Naszym głównym celem było poznanie kultury niemieckiej, a więc społeczności, jej zachowań, zwyczajów i architektury. Mieliśmy uwiecznić to wszystko na fotografiach i udało nam się to. Zdjęcia wykonane przez nas są jednocześnie udokumentowaniem naszej podróży jak i wyrazem ekspresji spowodowanej pobytem w Berlinie. Nie byliśmy osamotnieni w tym temacie gdyż współpracowaliśmy z grupą francuską liczącą trzynaście osób razem z nauczycielem oraz z trójką Niemców uczęszczających do szkoły fotograficznej w Poczdamie.
Już na samym początku po przyjeździe zaczęła się nasza nauka poprzez przestawienie się w szczególności w języku angielskim, ale i niekiedy niemieckim. Zrodziła się przez to zabawna sytuacja, gdyż Polacy, Francuzi i Niemcy rozmawiali w obcym dla siebie języku angielskim. Pierwszy dzień był czasem, w którym poznawaliśmy się wszyscy nawzajem, ustaliliśmy plan na najbliższy dzień jak i cały tydzień oraz zorientowaniem się co znajduje się w pobliżu naszego hotelu. Oczywiście najważniejszym wydarzeniem było poznanie Państwa Schumann – małżeństwa fotografów z wielkim doświadczeniem dzięki, któremu zawdzięczamy całokształt naszego pobytu w Berlinie. Kolejne cztery dni były pracą studyjną w prywatnej szkole państwa Schumann znajdującej się w ich domu. Chodziliśmy tam podzieleni na dwie trzyosobowe grupy, a wyglądało to tak, iż jednego dnia jedna grupa szła do studia, a druga wybierała się na fotografowanie miasta. Ogólnie każdy z nas spędził dwa pełne dni pracując na średnim i dużym formacie. Fotografowanie średnioformatowym Hasselbladem z przystawką cyfrową i wykonywanie nim portretów odbywało się z panią Schumman, zaś fotografowanie wielkoformatowym Sinarem na błonach odbywało się z panem Schummanem. Sinarem wykonywaliśmy takie prace jak fotografia reklamowa klawiatury komputerowej, butów i modelu lokomotywy ze sztucznym krajobrazem. Jest to dla nas zdobycie sporego doświadczenia, gdyż poznaliśmy obsługę najlepszego sprzętu fotograficznego jak i ustawiania w odpowiedni sposób oświetlenia. Dzień szósty i siódmy spędziliśmy w bardzo nowoczesnej szkole fotograficznej w Poczdamie gdzie obrabialiśmy nasze zdjęcia wykonane na mieście w Photoshopie na komputerach Mactintosh. Również dnia siódmego odbyliśmy rejs statkiem po jednej z wodnych dróg mogąc ujrzeć jak życie w Berlinie płynie na lądzie. Dzień ósmy był smutnym dniem powrotu.

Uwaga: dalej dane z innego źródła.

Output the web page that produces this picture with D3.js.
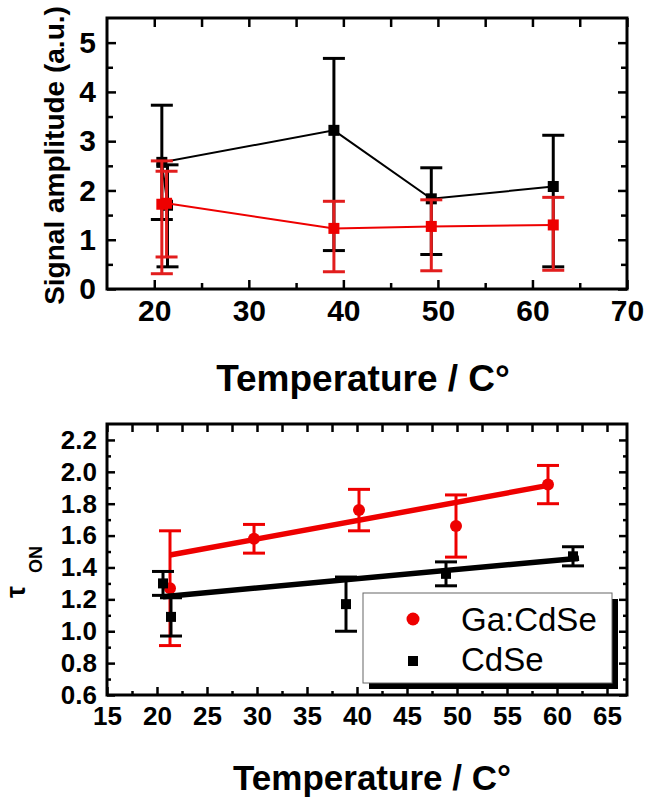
<!DOCTYPE html>
<html>
<head>
<meta charset="utf-8">
<script src="https://cdn.jsdelivr.net/npm/d3@7"></script>
<style>
  body { margin: 0; background: #fff; }
  text { font-family: "Liberation Sans", Arial, sans-serif; }
</style>
</head>
<body>
<svg id="fig" width="645" height="804"></svg>
<script>
// ---- Upper panel: signal amplitude vs temperature ----
const ampTempCdSe = [21.4, 20.8, 39.0, 49.3, 62.2];
const ampCdSe     = [1.70, 2.57, 3.22, 1.83, 2.08];
const ampCdSeLo   = [0.45, 1.41, 0.78, 0.70, 0.45];
const ampCdSeHi   = [2.52, 3.73, 4.68, 2.46, 3.12];

const ampTempGa = [20.8, 21.3, 39.0, 49.3, 62.2];
const ampGa     = [1.72, 1.74, 1.23, 1.27, 1.30];
const ampGaLo   = [0.31, 0.65, 0.35, 0.37, 0.38];
const ampGaHi   = [2.60, 2.39, 1.78, 1.81, 1.86];

const ampXTicks = [20, 30, 40, 50, 60, 70];
const ampXMinor = [25, 35, 45, 55, 65];
const ampYTicks = [0, 1, 2, 3, 4, 5];
const ampYMinor = [0.5, 1.5, 2.5, 3.5, 4.5];

// ---- Lower panel: tau_ON vs temperature ----
const tauTempGa = [21.3, 29.7, 40.2, 49.9, 59.1];
const tauGa     = [1.27, 1.58, 1.76, 1.66, 1.92];
const tauGaErr  = [0.36, 0.09, 0.13, 0.195, 0.12];

const tauTempCdSe = [20.6, 21.4, 38.9, 48.9, 61.6];
const tauCdSe     = [1.30, 1.09, 1.17, 1.36, 1.47];
const tauCdSeErr  = [0.075, 0.12, 0.17, 0.075, 0.06];

// linear fits, given by their end points
const fitTempGa   = [21.3, 59.4];
const fitGa       = [1.478, 1.918];
const fitTempCdSe = [20.6, 62.2];
const fitCdSe     = [1.217, 1.458];

const tauXTicks = [15, 20, 25, 30, 35, 40, 45, 50, 55, 60, 65];
const tauXMinor = [17.5, 22.5, 27.5, 32.5, 37.5, 42.5, 47.5, 52.5, 57.5, 62.5];
const tauYTicks = [0.6, 0.8, 1.0, 1.2, 1.4, 1.6, 1.8, 2.0, 2.2];
const tauYMinor = [0.7, 0.9, 1.1, 1.3, 1.5, 1.7, 1.9, 2.1];

const legendLabels = ["Ga:CdSe", "CdSe"];
const axisTitleX = "Temperature / C°";

const RED = "#ee0000";
const RED_BAR = "#e21d1d";
const BLACK = "#000";

const svg = d3.select("#fig");

// Boxed axes with inward ticks on all four sides
function boxAxes(g, x, y, box, o) {
  const styleTicks = sel => {
    sel.select(".domain").remove();
    sel.selectAll(".tick line").attr("stroke", BLACK).attr("stroke-width", 2.5);
  };
  // bottom
  g.append("g").attr("transform", `translate(0,${box.b})`)
    .call(d3.axisBottom(x).tickValues(o.xt).tickSizeInner(-o.major).tickSizeOuter(0)
      .tickPadding(o.padX).tickFormat(o.fmtX))
    .call(styleTicks)
    .call(s => s.selectAll("text").attr("font-size", o.fsX).attr("font-weight", "bold").attr("fill", BLACK));
  g.append("g").attr("transform", `translate(0,${box.b})`)
    .call(d3.axisBottom(x).tickValues(o.xm).tickSizeInner(-o.minor).tickSizeOuter(0).tickFormat(""))
    .call(styleTicks);
  // top
  g.append("g").attr("transform", `translate(0,${box.t})`)
    .call(d3.axisTop(x).tickValues(o.xt.concat(o.xm)).tickSizeInner(-o.major).tickSizeOuter(0).tickFormat(""))
    .call(styleTicks);
  // left
  g.append("g").attr("transform", `translate(${box.l},0)`)
    .call(d3.axisLeft(y).tickValues(o.yt).tickSizeInner(-o.major).tickSizeOuter(0)
      .tickPadding(o.padY).tickFormat(o.fmtY))
    .call(styleTicks)
    .call(s => s.selectAll("text").attr("font-size", o.fsY).attr("font-weight", "bold").attr("fill", BLACK));
  g.append("g").attr("transform", `translate(${box.l},0)`)
    .call(d3.axisLeft(y).tickValues(o.ym).tickSizeInner(-o.minor).tickSizeOuter(0).tickFormat(""))
    .call(styleTicks);
  // right
  g.append("g").attr("transform", `translate(${box.r},0)`)
    .call(d3.axisRight(y).tickValues(o.yt).tickSizeInner(-o.major).tickSizeOuter(0).tickFormat(""))
    .call(styleTicks);
  g.append("g").attr("transform", `translate(${box.r},0)`)
    .call(d3.axisRight(y).tickValues(o.ym).tickSizeInner(-o.minor).tickSizeOuter(0).tickFormat(""))
    .call(styleTicks);
  // frame
  g.append("rect").attr("x", box.l).attr("y", box.t)
    .attr("width", box.r - box.l).attr("height", box.b - box.t)
    .attr("fill", "none").attr("stroke", BLACK).attr("stroke-width", 3);
}

function errorBars(g, x, y, xs, lo, hi, color, capW, w) {
  const bars = g.append("g").attr("stroke", color).attr("stroke-width", w).attr("fill", "none");
  xs.forEach((xv, i) => {
    const cx = x(xv);
    bars.append("line").attr("x1", cx).attr("x2", cx).attr("y1", y(lo[i])).attr("y2", y(hi[i]));
    bars.append("line").attr("x1", cx - capW / 2).attr("x2", cx + capW / 2).attr("y1", y(lo[i])).attr("y2", y(lo[i]));
    bars.append("line").attr("x1", cx - capW / 2).attr("x2", cx + capW / 2).attr("y1", y(hi[i])).attr("y2", y(hi[i]));
  });
}

// ================= Upper panel =================
{
  const box = { l: 107, r: 627, t: 18, b: 289 };
  const x = d3.scaleLinear().domain([15, 70]).range([box.l, box.r]);
  const y = d3.scaleLinear().domain([0, 5.5]).range([box.b, box.t]);
  const g = svg.append("g");

  const line = d3.line().x(d => x(d[0])).y(d => y(d[1]));
  const sq = 11;

  // CdSe (black)
  errorBars(g, x, y, ampTempCdSe, ampCdSeLo, ampCdSeHi, BLACK, 22, 3);
  g.append("path").datum(ampTempCdSe.map((t, i) => [t, ampCdSe[i]]))
    .attr("d", line).attr("fill", "none").attr("stroke", BLACK).attr("stroke-width", 2);
  g.append("g").selectAll("rect").data(ampTempCdSe).join("rect")
    .attr("x", d => x(d) - sq / 2).attr("y", (d, i) => y(ampCdSe[i]) - sq / 2)
    .attr("width", sq).attr("height", sq).attr("fill", BLACK);

  // Ga:CdSe (red)
  errorBars(g, x, y, ampTempGa, ampGaLo, ampGaHi, RED_BAR, 22, 3);
  g.append("path").datum(ampTempGa.map((t, i) => [t, ampGa[i]]))
    .attr("d", line).attr("fill", "none").attr("stroke", RED).attr("stroke-width", 2);
  g.append("g").selectAll("rect").data(ampTempGa).join("rect")
    .attr("x", d => x(d) - sq / 2).attr("y", (d, i) => y(ampGa[i]) - sq / 2)
    .attr("width", sq).attr("height", sq).attr("fill", RED);

  boxAxes(g, x, y, box, {
    xt: ampXTicks, xm: ampXMinor, yt: ampYTicks, ym: ampYMinor,
    major: 9, minor: 6, padX: 11, padY: 11, fsX: 30, fsY: 30,
    fmtX: d3.format("d"), fmtY: d3.format("d")
  });

  svg.append("text")
    .attr("transform", `translate(64,${(box.t + box.b) / 2 + 2}) rotate(-90)`)
    .attr("text-anchor", "middle").attr("font-size", 28).attr("font-weight", "bold")
    .text("Signal amplitude (a.u.)");

  svg.append("text").attr("x", 363).attr("y", 391)
    .attr("text-anchor", "middle").attr("font-size", 37).attr("font-weight", "bold")
    .text(axisTitleX);
}

// ================= Lower panel =================
{
  const box = { l: 107, r: 627, t: 424, b: 695 };
  const x = d3.scaleLinear().domain([15, 67]).range([box.l, box.r]);
  const y = d3.scaleLinear().domain([0.6, 2.3]).range([box.b, box.t]);
  const g = svg.append("g");

  const line = d3.line().x(d => x(d[0])).y(d => y(d[1]));

  // Ga:CdSe (red circles)
  errorBars(g, x, y, tauTempGa,
    tauGa.map((v, i) => v - tauGaErr[i]), tauGa.map((v, i) => v + tauGaErr[i]), RED, 22, 3);
  g.append("g").selectAll("circle").data(tauTempGa).join("circle")
    .attr("cx", d => x(d)).attr("cy", (d, i) => y(tauGa[i])).attr("r", 6).attr("fill", RED);
  g.append("path").datum(fitTempGa.map((t, i) => [t, fitGa[i]]))
    .attr("d", line).attr("fill", "none").attr("stroke", RED).attr("stroke-width", 5.5);

  // CdSe (black squares)
  const sq = 10;
  errorBars(g, x, y, tauTempCdSe,
    tauCdSe.map((v, i) => v - tauCdSeErr[i]), tauCdSe.map((v, i) => v + tauCdSeErr[i]), BLACK, 22, 3);
  g.append("g").selectAll("rect").data(tauTempCdSe).join("rect")
    .attr("x", d => x(d) - sq / 2).attr("y", (d, i) => y(tauCdSe[i]) - sq / 2)
    .attr("width", sq).attr("height", sq).attr("fill", BLACK);
  g.append("path").datum(fitTempCdSe.map((t, i) => [t, fitCdSe[i]]))
    .attr("d", line).attr("fill", "none").attr("stroke", BLACK).attr("stroke-width", 5.5);

  // legend with drop shadow
  const lg = g.append("g");
  lg.append("rect").attr("x", 369).attr("y", 599).attr("width", 249).attr("height", 90).attr("fill", BLACK);
  lg.append("rect").attr("x", 363).attr("y", 593).attr("width", 249).attr("height", 90)
    .attr("fill", "#fff").attr("stroke", "#666").attr("stroke-width", 1);
  lg.append("circle").attr("cx", 413).attr("cy", 619).attr("r", 6.5).attr("fill", RED);
  lg.append("rect").attr("x", 408).attr("y", 656).attr("width", 10).attr("height", 10).attr("fill", BLACK);
  lg.selectAll("text").data(legendLabels).join("text")
    .attr("x", 461).attr("y", (d, i) => 631 + i * 40)
    .attr("font-size", 33).attr("fill", BLACK).text(d => d);

  boxAxes(g, x, y, box, {
    xt: tauXTicks, xm: tauXMinor, yt: tauYTicks, ym: tauYMinor,
    major: 8, minor: 4, padX: 12, padY: 10, fsX: 26, fsY: 26,
    fmtX: d3.format("d"), fmtY: d3.format(".1f")
  });

  svg.append("text").attr("transform", "translate(25,598) rotate(-90)")
    .attr("font-size", 27).attr("font-weight", "bold").text("τ");
  svg.append("text").attr("transform", "translate(42,573) rotate(-90)")
    .attr("font-size", 18).attr("font-weight", "bold").text("ON");

  svg.append("text").attr("x", 372).attr("y", 790)
    .attr("text-anchor", "middle").attr("font-size", 35).attr("font-weight", "bold")
    .text(axisTitleX);
}
</script>
</body>
</html>
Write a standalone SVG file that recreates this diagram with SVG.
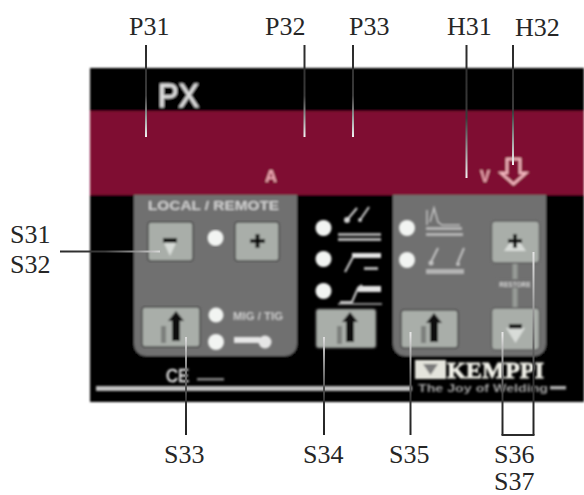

Jeżeli chodzi o fotografowanie miasta, to były podziały, lecz nie w negatywnym tego słowa znaczeniu; raz szliśmy wszyscy razem, raz grupkami, a także grupami z Francuzami i Niemcami. Wszystko zależało od sytuacji i pomysłu każdego z nas, ale można spokojnie powiedzieć, że wszyscy ujrzeli te najważniejsze miejsca znajdujące się w Berlinie. Uwieczniliśmy na fotografiach m.in. Stadion Olimpijski, Bramę Brandenburską, Plac Poczdamski, pomnik Holocaustu, dworzec główny, słynny Aleksaderplatz, Tacheles będący wielokulturowym centrum sztuki, wieżę telewizyjną która jest najwyższym budynkiem Berlina, resztki muru berlińskiego, czy największą aleję handlową w mieście – Kurfurstendamm, gdzie można oglądać mieszkańców znad filiżanki kawy, oraz wiele innych wspaniałych miejsc.
no images were found
Podsumowując Berlin okazał się dla fotografujących czyli dla nas cudownym miastem, bardzo przyjaznym i genialnie zorganizowanym poprzez komunikację, gdzie ludzie na widok profesjonalnego aparatu nie odwracają się ani nie uciekają, gdzie jest multum miejsc do sfotografowania na najróżniejsze sposoby oraz miastem do którego chce się wrócić.